About 10 pounds of C-4 explosives are missing from the Twentynine Palms Marine Corps Base in the San Bernardino County desert, local media have reported.
In a statement to the press, Naval Criminal Investigative Service spokesman Jeff Houston confirmed that a probe has been started over the missing explosives. The spokesman did not provide any other details, such as what kind of explosives had disappeared or when the incident took place, given the ongoing nature of the investigation.
However, informed sources told ABC 10News San Diego that the cache consisted of about 10 pounds of C-4, and that the commanding officer of the unit which lost the explosives had sent out an internal message promising a monetary reward for information leading to their recovery.
The local sheriff’s office was also informed of the incident, although law enforcement assistance has not been requested at this time.
The C-4 was said to have disappeared sometime late last month amid exercises that kicked off in mid-January at the Marine Corps base, which is situated about 230 km east of Los Angeles in the southern Mojave Desert.
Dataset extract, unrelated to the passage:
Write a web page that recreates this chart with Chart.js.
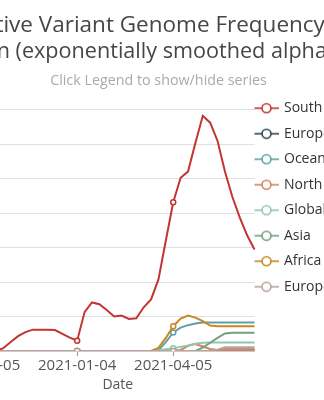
<!DOCTYPE html>
<html>
<head>
<meta charset="utf-8">
<script src="https://cdn.jsdelivr.net/npm/chart.js@4"></script>
<style>
  html, body { margin: 0; padding: 0; background: #fff; overflow: hidden; }
  body { width: 324px; height: 400px; position: relative; }
  #chartBox { position: absolute; left: -59px; top: 0; width: 435px; height: 400px; }
</style>
</head>
<body>
<div id="chartBox"><canvas id="freqChart"></canvas></div>
<script>
// weekly sample dates
var dates = [
    '2020-10-05', '2020-10-12', '2020-10-19', '2020-10-26', '2020-11-02', '2020-11-09', '2020-11-16',
    '2020-11-23', '2020-11-30', '2020-12-07', '2020-12-14', '2020-12-21', '2020-12-28', '2021-01-04',
    '2021-01-11', '2021-01-18', '2021-01-25', '2021-02-01', '2021-02-08', '2021-02-15', '2021-02-22',
    '2021-03-01', '2021-03-08', '2021-03-15', '2021-03-22', '2021-03-29', '2021-04-05', '2021-04-12',
    '2021-04-19', '2021-04-26', '2021-05-03', '2021-05-10', '2021-05-17', '2021-05-24', '2021-05-31',
    '2021-06-07', '2021-06-14', '2021-06-21'
]

// relative frequency (%) per region
var southAmerica = [0, 0, 0, 0.8, 2.6, 4.3, 5.5, 6.2, 6.2, 6.2, 6.1, 5.0, 3.9, 3.0, 11.3, 14.1, 13.6, 11.9, 10.0,
    10.3, 9.3, 9.5, 12.7, 15.0, 20.8, 32.1, 43.2, 50.3, 52.1, 60.4, 68.3, 66.3, 61.0, 52.1, 44.8, 38.8, 33.6, 29.5]
var europe = [0, 0, 0, 0, 0, 0, 0, 0, 0, 0, 0, 0, 0, 0, 0, 0, 0, 0, 0,
    0, 0, 0, 0, 0, 0, 0, 0, 0, 0, 0, 0, 0, 0, 0.4, 0.4, 0.4, 0.4, 0.4]
var oceania = [0, 0, 0, 0, 0, 0, 0, 0, 0, 0, 0, 0, 0, 0, 0, 0, 0, 0, 0,
    0, 0, 0, 0, 0, 0.2, 2.6, 5.4, 6.8, 7.5, 8.0, 8.3, 8.3, 8.3, 8.3, 8.3, 8.3, 8.3, 8.3]
var northAmerica = [0, 0, 0, 0, 0, 0, 0, 0, 0, 0, 0, 0, 0, 0, 0, 0, 0, 0, 0,
    0, 0, 0, 0, 0, 0, 0, 0, 0.3, 1.5, 2.0, 1.3, 0.6, 0.3, 0.3, 0.3, 0.3, 0.3, 0.3]
var globalAll = [0, 0, 0, 0, 0, 0, 0, 0, 0, 0, 0, 0, 0, 0, 0, 0, 0, 0, 0,
    0, 0, 0, 0, 0, 0.2, 0.5, 0.8, 1.2, 1.6, 2.1, 2.4, 2.5, 2.5, 2.5, 2.5, 2.5, 2.5, 2.5]
var asia = [0, 0, 0, 0, 0, 0, 0, 0, 0, 0, 0, 0, 0, 0, 0, 0, 0, 0, 0,
    0, 0, 0, 0, 0, 0, 0, 0, 0, 0, 0, 1.0, 2.4, 3.8, 5.1, 5.3, 5.3, 5.3, 5.3]
var africa = [0, 0, 0, 0, 0, 0, 0, 0, 0, 0, 0, 0, 0, 0, 0, 0, 0, 0, 0,
    0, 0, 0, 0, 0, 0.9, 3.8, 7.2, 9.4, 10.3, 9.7, 8.7, 7.4, 7.2, 7.2, 7.2, 7.2, 7.2, 7.2]
var europeExUK = [0, 0, 0, 0, 0, 0, 0, 0, 0, 0, 0, 0, 0, 0, 0, 0, 0, 0, 0,
    0, 0, 0, 0, 0, 0, 0, 0, 0, 0, 0, 0, 0, 0.4, 1.1, 1.1, 1.1, 1.1, 1.1]

var seriesNames = ['South America', 'Europe', 'Oceania', 'North America', 'Global', 'Asia', 'Africa', 'Europe (excl. UK)']
var seriesData = [southAmerica, europe, oceania, northAmerica, globalAll, asia, africa, europeExUK]
var colors = ['#c23531', '#2f4554', '#61a0a8', '#d48265', '#91c7ae', '#749f83', '#ca8622', '#bda29a']

var labelEvery = 13

// line-circle-line legend symbol
function legendIcon(color) {
    var c = document.createElement('canvas')
    c.width = 35
    c.height = 12
    var g = c.getContext('2d')
    g.strokeStyle = color
    g.lineWidth = 1.6
    g.beginPath()
    g.moveTo(0, 6)
    g.lineTo(25, 6)
    g.stroke()
    g.beginPath()
    g.arc(12.5, 6, 4.5, 0, Math.PI * 2)
    g.fillStyle = '#fff'
    g.fill()
    g.stroke()
    return c
}
var icons = colors.map(legendIcon)

var datasets = seriesNames.map(function (name, i) {
    return {
        label: name,
        data: seriesData[i],
        borderColor: colors[i],
        backgroundColor: colors[i],
        borderWidth: 2,
        tension: 0,
        fill: false,
        // later series sit on top
        order: seriesNames.length - i,
        pointRadius: function (ctx) { return ctx.dataIndex % labelEvery === 0 ? 2.5 : 0 },
        pointHoverRadius: 4,
        pointBorderWidth: 1.5,
        pointBackgroundColor: '#fff',
        pointBorderColor: colors[i]
    }
})

Chart.defaults.font.family = "'Open Sans', sans-serif"

new Chart(document.getElementById('freqChart'), {
    type: 'line',
    data: { labels: dates, datasets: datasets },
    options: {
        responsive: true,
        maintainAspectRatio: false,
        animation: false,
        layout: { padding: { left: 0, right: 0, top: 0, bottom: 5 } },
        plugins: {
            title: {
                display: true,
                text: ['Relative Variant Genome Frequency per', 'Region (exponentially smoothed alpha=0.5)'],
                color: '#464646',
                font: { size: 22.5, weight: 'normal', lineHeight: '26px' },
                padding: { top: 12.4, bottom: 0 }
            },
            subtitle: {
                display: true,
                text: 'Click Legend to show/hide series',
                color: '#aaa',
                font: { size: 14.3, lineHeight: 1.2 },
                padding: { top: 8, bottom: 20.4 }
            },
            legend: {
                position: 'right',
                align: 'center',
                maxWidth: 121.5,
                labels: {
                    usePointStyle: true,
                    pointStyleWidth: 11,
                    padding: 11.5,
                    color: '#333',
                    font: { size: 14 },
                    generateLabels: function (chart) {
                        return chart.data.datasets.map(function (ds, i) {
                            return {
                                text: ds.label,
                                pointStyle: icons[i],
                                fillStyle: ds.borderColor,
                                strokeStyle: ds.borderColor,
                                lineWidth: 0,
                                fontColor: '#333',
                                hidden: !chart.isDatasetVisible(i),
                                datasetIndex: i
                            }
                        })
                    }
                }
            },
            tooltip: { mode: 'index', intersect: false }
        },
        scales: {
            x: {
                title: {
                    display: true,
                    text: 'Date',
                    color: '#555',
                    font: { size: 14, lineHeight: 1.2 },
                    padding: { top: 0.6, bottom: 1.6 }
                },
                grid: { drawOnChartArea: false, drawTicks: true, tickLength: 5, color: '#999' },
                border: { color: '#ccc' },
                ticks: {
                    autoSkip: false,
                    maxRotation: 0,
                    minRotation: 0,
                    padding: 1,
                    color: '#555',
                    font: { size: 15, lineHeight: 1.2 },
                    callback: function (value, index) {
                        return index % labelEvery === 0 ? this.getLabelForValue(value) : null
                    }
                }
            },
            y: {
                min: 0,
                max: 70,
                ticks: { stepSize: 10, color: '#555', font: { size: 14 } },
                grid: { color: '#e0e0e0' },
                border: { display: false },
                afterFit: function (scale) { scale.width = 40 }
            }
        }
    }
})
</script>
</body>
</html>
The Marine Corps says the drills are “designed to prepare the Marine Air Ground Task Force for Operations around the globe by increasing their ability to operate and conduct offensive and defensive combat operations”.
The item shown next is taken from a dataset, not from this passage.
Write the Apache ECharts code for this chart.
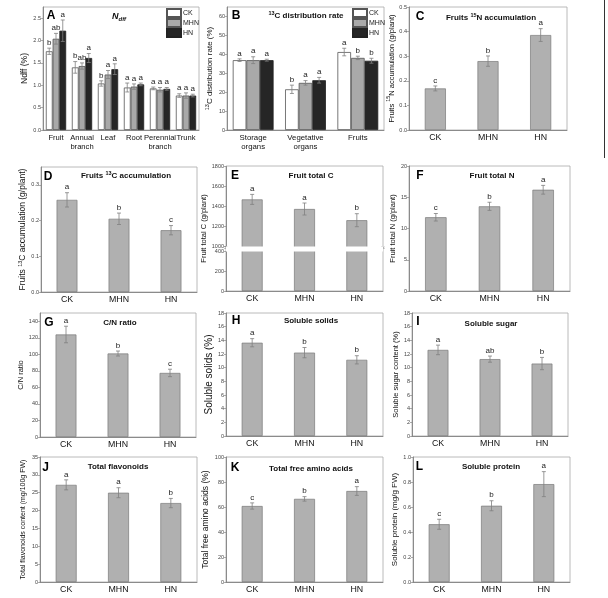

A single pound of the mouldable explosive is powerful enough to kill several people or destroy a vehicle, and 10 pounds can blow the roof off a single family home or cause substantial localised damage to other structures, destroy an airplane, or derail a train. The explosives can be used in bombs, grenades, and claymore mines, and are heavily employed by the US military (the United States is its primary global manufacturer).
Tonnes of the explosive have also been discovered in foreign hot spots, including Syria, where it has been a favoured tool of jihadist militias.